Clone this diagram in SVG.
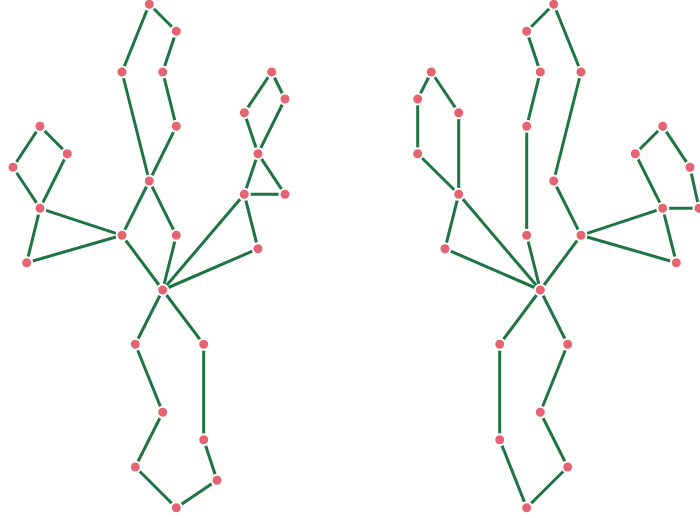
---
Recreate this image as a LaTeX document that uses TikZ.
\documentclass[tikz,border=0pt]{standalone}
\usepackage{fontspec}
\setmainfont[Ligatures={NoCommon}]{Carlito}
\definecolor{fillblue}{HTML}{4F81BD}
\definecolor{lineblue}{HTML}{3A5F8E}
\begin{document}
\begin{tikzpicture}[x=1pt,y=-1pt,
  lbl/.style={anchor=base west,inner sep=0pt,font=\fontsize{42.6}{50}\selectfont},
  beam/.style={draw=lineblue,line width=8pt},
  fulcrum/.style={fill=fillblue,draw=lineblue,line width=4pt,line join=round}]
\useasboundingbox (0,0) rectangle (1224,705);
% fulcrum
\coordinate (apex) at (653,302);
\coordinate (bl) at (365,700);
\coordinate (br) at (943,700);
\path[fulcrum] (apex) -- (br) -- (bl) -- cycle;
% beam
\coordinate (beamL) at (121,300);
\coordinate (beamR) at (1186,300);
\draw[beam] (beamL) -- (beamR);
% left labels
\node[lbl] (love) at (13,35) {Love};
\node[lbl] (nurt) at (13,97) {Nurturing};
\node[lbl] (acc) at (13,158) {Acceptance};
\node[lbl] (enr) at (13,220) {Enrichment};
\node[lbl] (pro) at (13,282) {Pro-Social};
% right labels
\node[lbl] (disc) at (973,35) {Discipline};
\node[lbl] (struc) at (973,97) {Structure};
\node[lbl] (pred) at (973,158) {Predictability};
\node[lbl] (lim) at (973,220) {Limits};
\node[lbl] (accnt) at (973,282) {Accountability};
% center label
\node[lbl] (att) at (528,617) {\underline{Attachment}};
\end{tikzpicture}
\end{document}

◆ **Given problem**
Which lines contain the word "this"? Copy each one.

◆ **Task solution**
Clone this diagram in SVG.
Recreate this image as a LaTeX document that uses TikZ.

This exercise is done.